→ **AIM OF THE TASK**
All of the data should be output character for character, except the pictures.

─── AVAILABLE DATA ───

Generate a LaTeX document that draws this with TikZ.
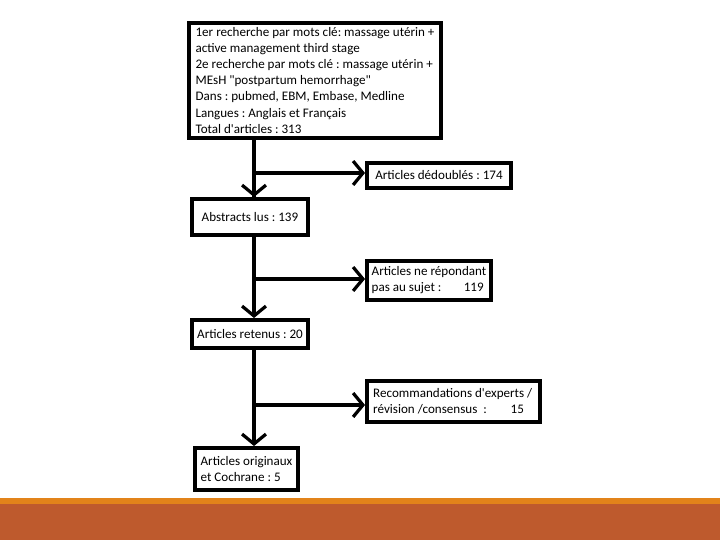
\documentclass[tikz,border=0pt]{standalone}
\usepackage{fontspec}
\setmainfont{Carlito}[Ligatures=TeXOff]
\usetikzlibrary{arrows.meta}
\definecolor{bandorange}{RGB}{226,131,26}
\definecolor{bandrust}{RGB}{190,90,45}
\frenchspacing

\begin{document}
\begin{tikzpicture}[>={Straight Barb[length=7pt,width=17pt]},line cap=butt,
  stagebox/.style={draw,line width=2.8pt,inner xsep=1.5pt,inner ysep=1pt,align=left,
    font=\fontsize{9.3}{11.4}\selectfont},
  flow/.style={line width=2.3pt}]
\fill[white] (0,0) rectangle (18,13.5);
\fill[bandrust] (0,0) rectangle (18,0.9);
\fill[bandorange] (0,0.9) rectangle (18,1.05);
\node[stagebox,minimum width=6.3cm,minimum height=2.875cm] (search) at (7.875,11.488)
  {1er recherche par mots clé: massage utérin +\\
   active management third stage\\
   2e recherche par mots clé : massage utérin +\\
   MEsH "postpartum hemorrhage"\\
   Dans : pubmed, EBM, Embase, Medline\\
   Langues : Anglais et Français\\
   Total d'articles : 313};
\node[stagebox,minimum width=3.6cm,minimum height=0.625cm] (dup) at (10.975,9.113) {Articles dédoublés : 174};
\node[stagebox,minimum width=2.9cm,minimum height=0.9cm] (abstr) at (6.25,8.075) {Abstracts lus : 139};
\node[stagebox,minimum width=3.1cm,minimum height=0.975cm] (offtopic) at (10.725,6.488)
  {Articles ne répondant\\ pas au sujet :\hspace{16pt}119};
\node[stagebox,minimum width=2.9cm,minimum height=0.7cm] (kept) at (6.25,5.15) {Articles retenus : 20};
\node[stagebox,minimum width=4.325cm,minimum height=1.025cm] (expert) at (11.338,3.463)
  {Recommandations d'experts /\\ révision /consensus~~:\hspace{17pt}15\hspace*{7pt}};
\node[stagebox,minimum width=2.575cm,minimum height=1.05cm] (orig) at (6.163,1.775)
  {Articles originaux\\ et Cochrane : 5};
\coordinate (j1) at (6.35,9.175);
\coordinate (j2) at (6.35,6.525);
\coordinate (j3) at (6.35,3.375);
\draw[flow] (search.south -| j1) -- (abstr.north -| j1);
\draw[flow,->] (j1) -- (abstr.north -| j1);
\draw[flow,->] (j1) -- (dup.west |- j1);
\draw[flow,->] (abstr.south -| j2) -- (kept.north -| j2);
\draw[flow,->] (j2) -- (offtopic.west |- j2);
\draw[flow,->] (kept.south -| j3) -- (orig.north -| j3);
\draw[flow,->] (j3) -- (expert.west |- j3);
\end{tikzpicture}
\end{document}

───

→ **RESPONSE TO THIS TASK**
Generate a LaTeX document that draws this with TikZ.
\documentclass[tikz,border=0pt]{standalone}
\usepackage{fontspec}
\setmainfont{Carlito}[Ligatures=TeXOff]
\usetikzlibrary{arrows.meta}
\definecolor{bandorange}{RGB}{226,131,26}
\definecolor{bandrust}{RGB}{190,90,45}
\frenchspacing

\begin{document}
\begin{tikzpicture}[>={Straight Barb[length=7pt,width=17pt]},line cap=butt,
  stagebox/.style={draw,line width=2.8pt,inner xsep=1.5pt,inner ysep=1pt,align=left,
    font=\fontsize{9.3}{11.4}\selectfont},
  flow/.style={line width=2.3pt}]
\fill[white] (0,0) rectangle (18,13.5);
\fill[bandrust] (0,0) rectangle (18,0.9);
\fill[bandorange] (0,0.9) rectangle (18,1.05);
\node[stagebox,minimum width=6.3cm,minimum height=2.875cm] (search) at (7.875,11.488)
  {1er recherche par mots clé: massage utérin +\\
   active management third stage\\
   2e recherche par mots clé : massage utérin +\\
   MEsH "postpartum hemorrhage"\\
   Dans : pubmed, EBM, Embase, Medline\\
   Langues : Anglais et Français\\
   Total d'articles : 313};
\node[stagebox,minimum width=3.6cm,minimum height=0.625cm] (dup) at (10.975,9.113) {Articles dédoublés : 174};
\node[stagebox,minimum width=2.9cm,minimum height=0.9cm] (abstr) at (6.25,8.075) {Abstracts lus : 139};
\node[stagebox,minimum width=3.1cm,minimum height=0.975cm] (offtopic) at (10.725,6.488)
  {Articles ne répondant\\ pas au sujet :\hspace{16pt}119};
\node[stagebox,minimum width=2.9cm,minimum height=0.7cm] (kept) at (6.25,5.15) {Articles retenus : 20};
\node[stagebox,minimum width=4.325cm,minimum height=1.025cm] (expert) at (11.338,3.463)
  {Recommandations d'experts /\\ révision /consensus~~:\hspace{17pt}15\hspace*{7pt}};
\node[stagebox,minimum width=2.575cm,minimum height=1.05cm] (orig) at (6.163,1.775)
  {Articles originaux\\ et Cochrane : 5};
\coordinate (j1) at (6.35,9.175);
\coordinate (j2) at (6.35,6.525);
\coordinate (j3) at (6.35,3.375);
\draw[flow] (search.south -| j1) -- (abstr.north -| j1);
\draw[flow,->] (j1) -- (abstr.north -| j1);
\draw[flow,->] (j1) -- (dup.west |- j1);
\draw[flow,->] (abstr.south -| j2) -- (kept.north -| j2);
\draw[flow,->] (j2) -- (offtopic.west |- j2);
\draw[flow,->] (kept.south -| j3) -- (orig.north -| j3);
\draw[flow,->] (j3) -- (expert.west |- j3);
\end{tikzpicture}
\end{document}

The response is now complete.